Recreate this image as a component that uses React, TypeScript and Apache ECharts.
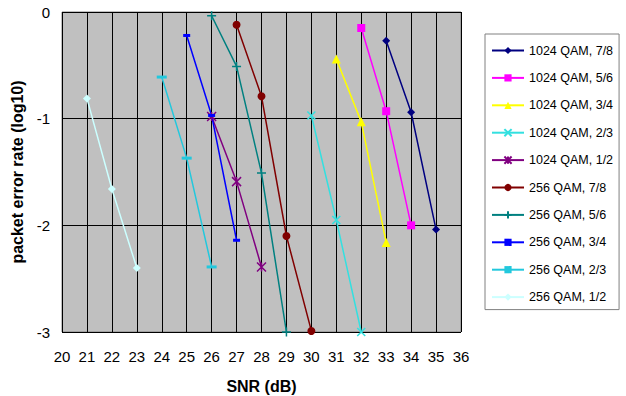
import React, { useEffect, useRef } from "react";
import * as echarts from "echarts";

const names = [
  "1024 QAM, 7/8",
  "1024 QAM, 5/6",
  "1024 QAM, 3/4",
  "1024 QAM, 2/3",
  "1024 QAM, 1/2",
  "256 QAM, 7/8",
  "256 QAM, 5/6",
  "256 QAM, 3/4",
  "256 QAM, 2/3",
  "256 QAM, 1/2",
];

const q1024_78: [number, number][] = [[33, -0.27], [34, -0.94], [35, -2.04]];
const q1024_56: [number, number][] = [[32, -0.15], [33, -0.93], [34, -2.0]];
const q1024_34: [number, number][] = [[31, -0.44], [32, -1.03], [33, -2.16]];
const q1024_23: [number, number][] = [[30, -0.97], [31, -1.95], [32, -3.0]];
const q1024_12: [number, number][] = [[26, -0.98], [27, -1.59], [28, -2.39]];
const q256_78: [number, number][] = [[27, -0.12], [28, -0.79], [29, -2.1], [30, -2.99]];
const q256_56: [number, number][] = [[26, -0.035], [27, -0.51], [28, -1.51], [29, -3.0]];
const q256_34: [number, number][] = [[25, -0.22], [26, -0.97], [27, -2.14]];
const q256_23: [number, number][] = [[24, -0.61], [25, -1.37], [26, -2.39]];
const q256_12: [number, number][] = [[21, -0.81], [22, -1.66], [23, -2.4]];

const seriesData = [q1024_78, q1024_56, q1024_34, q1024_23, q1024_12, q256_78, q256_56, q256_34, q256_23, q256_12];
const colors = ["#000080", "#ff00ff", "#ffff00", "#33e0e0", "#800080", "#800000", "#008080", "#0000ff", "#22c8dd", "#ccffff"];

const xTicks = { min: 20, max: 36, interval: 1 };
const yTicks = { min: -3, max: 0, interval: 1 };

const CROSS = "path://M0,0L10,10M10,0L0,10";
const ASTER = "path://M0,0L10,10M10,0L0,10M5,0L5,10";
const PLUS = "path://M5,0L5,10M0,5L10,5";

const symbols: any[] = [
  { symbol: "diamond", size: 8, stroke: false },
  { symbol: "rect", size: 8, stroke: false },
  { symbol: "triangle", size: 9, stroke: false },
  { symbol: CROSS, size: 8, stroke: true },
  { symbol: ASTER, size: 9, stroke: true },
  { symbol: "circle", size: 8, stroke: false },
  { symbol: PLUS, size: 9, stroke: true },
  { symbol: "rect", size: [7, 3], stroke: false },
  { symbol: "rect", size: [10, 3], stroke: false },
  { symbol: "diamond", size: 8, stroke: false },
];

export default function App() {
  const ref = useRef<HTMLDivElement>(null);
  useEffect(() => {
    if (!ref.current) return;
    const chart = echarts.init(ref.current, null, { renderer: "svg" });
    const font = "Liberation Sans, Arial, sans-serif";
    chart.setOption({
      animation: false,
      textStyle: { fontFamily: font },
      grid: {
        left: 62,
        right: 165,
        top: 12,
        bottom: 64,
        containLabel: false,
        outerBoundsMode: "none",
        show: true,
        backgroundColor: "#c0c0c0",
        borderColor: "#808080",
        borderWidth: 1,
      },
      legend: {
        orient: "vertical",
        left: 485,
        top: 34,
        width: 139,
        padding: [10, 6, 6, 6],
        itemGap: 14.4,
        itemWidth: 32,
        itemHeight: 9,
        borderColor: "#808080",
        borderWidth: 1,
        backgroundColor: "#ffffff",
        textStyle: { fontFamily: font, fontSize: 12.5, color: "#000" },
        data: names,
      },
      xAxis: {
        type: "value",
        min: xTicks.min,
        max: xTicks.max,
        interval: xTicks.interval,
        name: "SNR (dB)",
        nameLocation: "middle",
        nameGap: 46,
        nameTextStyle: { fontFamily: font, fontSize: 16, fontWeight: "bold", color: "#000" },
        axisLine: { show: false },
        axisTick: { show: false },
        axisLabel: { fontFamily: font, fontSize: 15, color: "#000", margin: 17 },
        splitLine: { show: true, lineStyle: { color: "#000", width: 1 } },
      },
      yAxis: {
        type: "value",
        min: yTicks.min,
        max: yTicks.max,
        interval: yTicks.interval,
        name: "packet error rate (log10)",
        nameLocation: "middle",
        nameGap: 35,
        nameTextStyle: { fontFamily: font, fontSize: 16, fontWeight: "bold", color: "#000" },
        axisLine: { show: false },
        axisTick: { show: false },
        axisLabel: { fontFamily: font, fontSize: 15, color: "#000", margin: 12 },
        splitLine: { show: true, lineStyle: { color: "#000", width: 1 } },
      },
      series: seriesData.map((d, i) => ({
        name: names[i],
        type: "line",
        data: d,
        symbol: symbols[i].symbol,
        symbolSize: symbols[i].size,
        showAllSymbol: true,
        lineStyle: { color: colors[i], width: 1.5 },
        itemStyle: symbols[i].stroke
          ? { color: colors[i], borderColor: colors[i], borderWidth: 1.5 }
          : { color: colors[i], borderWidth: 0 },
        emphasis: { disabled: true },
      })),
    });
    return () => chart.dispose();
  }, []);
  return <div ref={ref} style={{ width: 626, height: 396, position: "absolute", left: 0, top: 0, background: "#fff" }} />;
}
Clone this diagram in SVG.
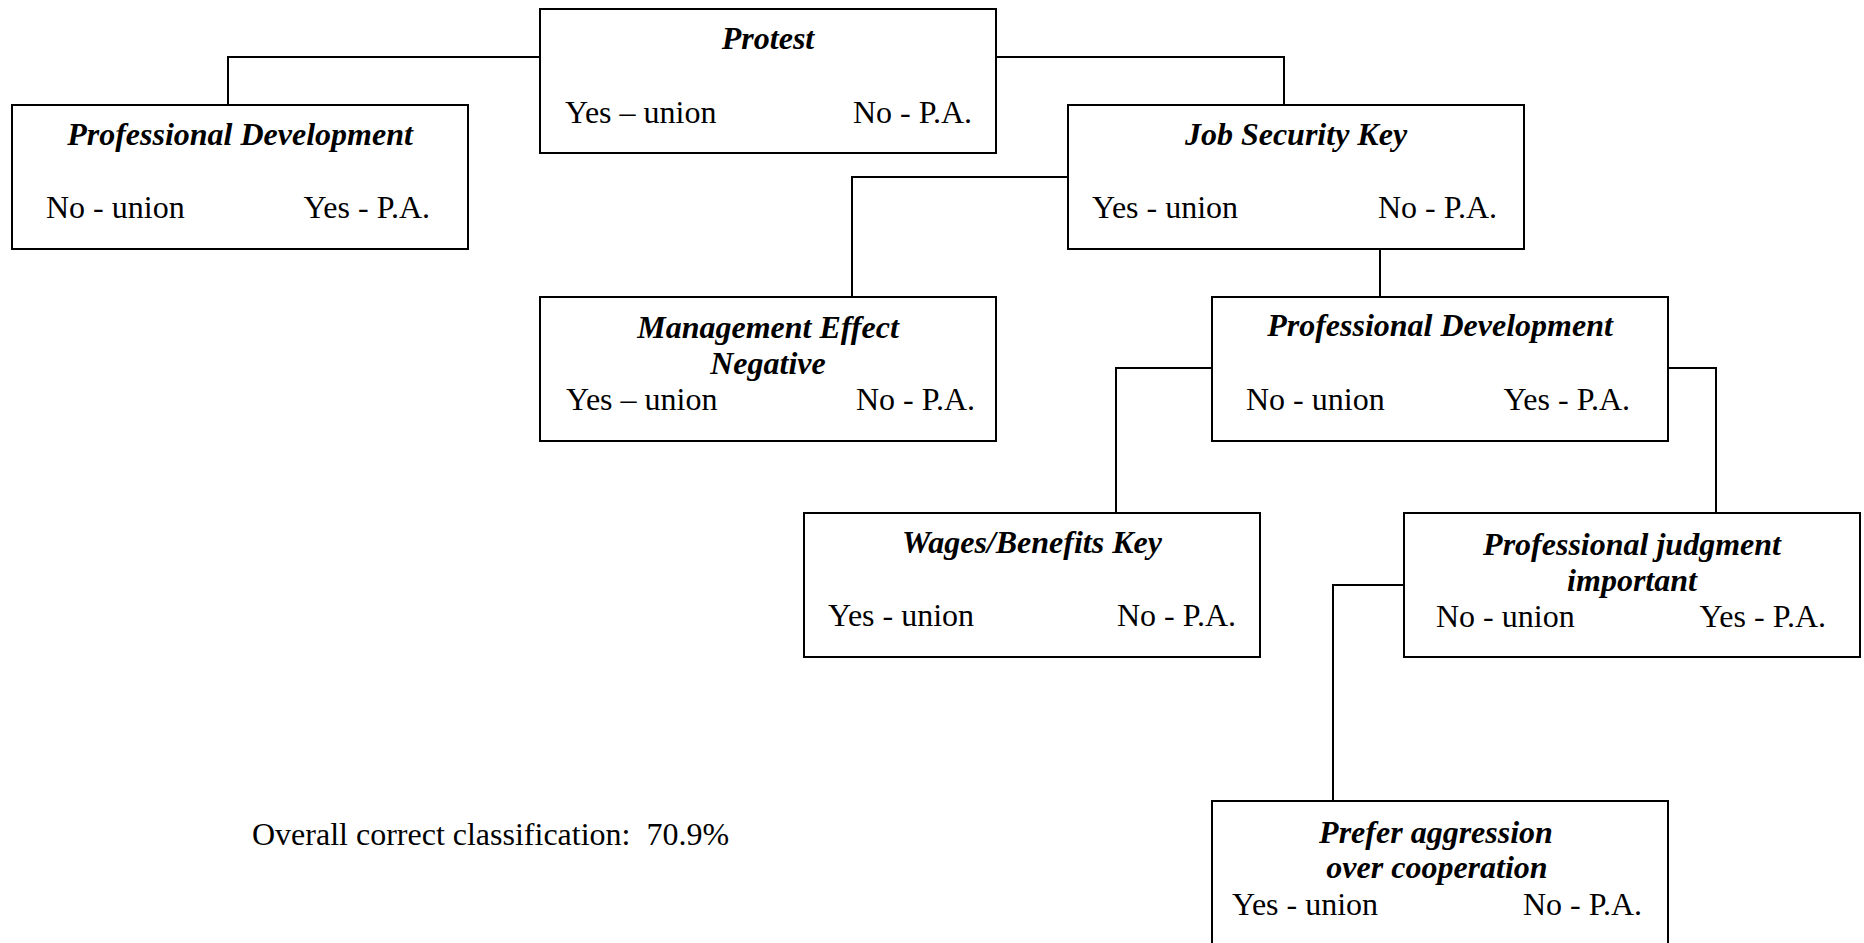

***

- **WORK TO DO**: Write out the material above once more, exactly as it reads, with no pictures.

- **ANSWER TO THIS TASK**:
Recreate this image as a component that uses React, TypeScript and Apache ECharts.
import React, { useEffect, useRef } from "react";
import * as echarts from "echarts";

const names = [
  "1024 QAM, 7/8",
  "1024 QAM, 5/6",
  "1024 QAM, 3/4",
  "1024 QAM, 2/3",
  "1024 QAM, 1/2",
  "256 QAM, 7/8",
  "256 QAM, 5/6",
  "256 QAM, 3/4",
  "256 QAM, 2/3",
  "256 QAM, 1/2",
];

const q1024_78: [number, number][] = [[33, -0.27], [34, -0.94], [35, -2.04]];
const q1024_56: [number, number][] = [[32, -0.15], [33, -0.93], [34, -2.0]];
const q1024_34: [number, number][] = [[31, -0.44], [32, -1.03], [33, -2.16]];
const q1024_23: [number, number][] = [[30, -0.97], [31, -1.95], [32, -3.0]];
const q1024_12: [number, number][] = [[26, -0.98], [27, -1.59], [28, -2.39]];
const q256_78: [number, number][] = [[27, -0.12], [28, -0.79], [29, -2.1], [30, -2.99]];
const q256_56: [number, number][] = [[26, -0.035], [27, -0.51], [28, -1.51], [29, -3.0]];
const q256_34: [number, number][] = [[25, -0.22], [26, -0.97], [27, -2.14]];
const q256_23: [number, number][] = [[24, -0.61], [25, -1.37], [26, -2.39]];
const q256_12: [number, number][] = [[21, -0.81], [22, -1.66], [23, -2.4]];

const seriesData = [q1024_78, q1024_56, q1024_34, q1024_23, q1024_12, q256_78, q256_56, q256_34, q256_23, q256_12];
const colors = ["#000080", "#ff00ff", "#ffff00", "#33e0e0", "#800080", "#800000", "#008080", "#0000ff", "#22c8dd", "#ccffff"];

const xTicks = { min: 20, max: 36, interval: 1 };
const yTicks = { min: -3, max: 0, interval: 1 };

const CROSS = "path://M0,0L10,10M10,0L0,10";
const ASTER = "path://M0,0L10,10M10,0L0,10M5,0L5,10";
const PLUS = "path://M5,0L5,10M0,5L10,5";

const symbols: any[] = [
  { symbol: "diamond", size: 8, stroke: false },
  { symbol: "rect", size: 8, stroke: false },
  { symbol: "triangle", size: 9, stroke: false },
  { symbol: CROSS, size: 8, stroke: true },
  { symbol: ASTER, size: 9, stroke: true },
  { symbol: "circle", size: 8, stroke: false },
  { symbol: PLUS, size: 9, stroke: true },
  { symbol: "rect", size: [7, 3], stroke: false },
  { symbol: "rect", size: [10, 3], stroke: false },
  { symbol: "diamond", size: 8, stroke: false },
];

export default function App() {
  const ref = useRef<HTMLDivElement>(null);
  useEffect(() => {
    if (!ref.current) return;
    const chart = echarts.init(ref.current, null, { renderer: "svg" });
    const font = "Liberation Sans, Arial, sans-serif";
    chart.setOption({
      animation: false,
      textStyle: { fontFamily: font },
      grid: {
        left: 62,
        right: 165,
        top: 12,
        bottom: 64,
        containLabel: false,
        outerBoundsMode: "none",
        show: true,
        backgroundColor: "#c0c0c0",
        borderColor: "#808080",
        borderWidth: 1,
      },
      legend: {
        orient: "vertical",
        left: 485,
        top: 34,
        width: 139,
        padding: [10, 6, 6, 6],
        itemGap: 14.4,
        itemWidth: 32,
        itemHeight: 9,
        borderColor: "#808080",
        borderWidth: 1,
        backgroundColor: "#ffffff",
        textStyle: { fontFamily: font, fontSize: 12.5, color: "#000" },
        data: names,
      },
      xAxis: {
        type: "value",
        min: xTicks.min,
        max: xTicks.max,
        interval: xTicks.interval,
        name: "SNR (dB)",
        nameLocation: "middle",
        nameGap: 46,
        nameTextStyle: { fontFamily: font, fontSize: 16, fontWeight: "bold", color: "#000" },
        axisLine: { show: false },
        axisTick: { show: false },
        axisLabel: { fontFamily: font, fontSize: 15, color: "#000", margin: 17 },
        splitLine: { show: true, lineStyle: { color: "#000", width: 1 } },
      },
      yAxis: {
        type: "value",
        min: yTicks.min,
        max: yTicks.max,
        interval: yTicks.interval,
        name: "packet error rate (log10)",
        nameLocation: "middle",
        nameGap: 35,
        nameTextStyle: { fontFamily: font, fontSize: 16, fontWeight: "bold", color: "#000" },
        axisLine: { show: false },
        axisTick: { show: false },
        axisLabel: { fontFamily: font, fontSize: 15, color: "#000", margin: 12 },
        splitLine: { show: true, lineStyle: { color: "#000", width: 1 } },
      },
      series: seriesData.map((d, i) => ({
        name: names[i],
        type: "line",
        data: d,
        symbol: symbols[i].symbol,
        symbolSize: symbols[i].size,
        showAllSymbol: true,
        lineStyle: { color: colors[i], width: 1.5 },
        itemStyle: symbols[i].stroke
          ? { color: colors[i], borderColor: colors[i], borderWidth: 1.5 }
          : { color: colors[i], borderWidth: 0 },
        emphasis: { disabled: true },
      })),
    });
    return () => chart.dispose();
  }, []);
  return <div ref={ref} style={{ width: 626, height: 396, position: "absolute", left: 0, top: 0, background: "#fff" }} />;
}
Clone this diagram in SVG.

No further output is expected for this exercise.